Wed Aug 31 15:39:52 UTC 2016

On 08/30/2016 01:58 PM, chenhj wrote:
> Hi,
> 
> This is a continuation of the email below(I did not subscrib this maillist)
> 
> http://clusterlabs.org/pipermail/users/2016-August/003838.html
> 
>>>From the above, I suspect that the node with the network loss was the
>>DC, and from its point of view, it was the other node that went away.
> 
> Yes. the node with the network loss was DC(node2)
> 
> Could someone explain what's the following messges means, and 
> why pacemakerd process exit instead of rejoin to CPG group?
> 
>> Aug 27 12:33:59 [46849] node3 pacemakerd:    error: pcmk_cpg_membership:
>>        We're not part of CPG group 'pacemakerd' anymore!

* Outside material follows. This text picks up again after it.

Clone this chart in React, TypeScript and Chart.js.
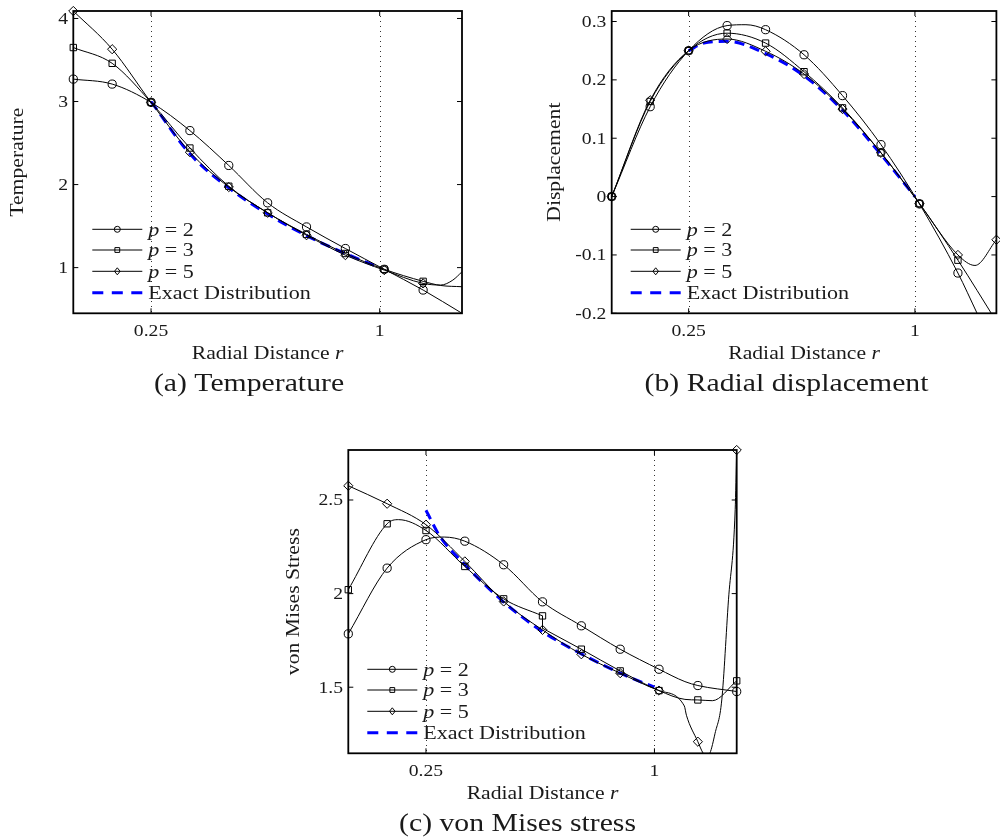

This means the node was kicked out of the membership. I don't remember
what that implies, I'm guessing the node exits because the cluster will
most likely fence it after kicking it out.

> 
>>> [root at node3 ~]# rpm -q corosync
>>> corosync-1.4.1-7.el6.x86_64
>>That is quite old ...
>>> [root at node3 ~]# cat /etc/redhat-release 
>>> CentOS release 6.3 (Final)
>>> [root at node3 ~]# pacemakerd -F
>> Pacemaker 1.1.14-1.el6 (Build: 70404b0)
>>and I doubt that many people have tested Pacemaker 1.1.14 against
>>corosync 1.4.1 ... quite far away from
>>each other release-wise ...
> 
> pacemaker 1.1.14 + corosync-1.4.7 can also reproduced this probleam, but
> seems with lower probability.

The corosync 2 series is a major improvement, but some config changes
are necessary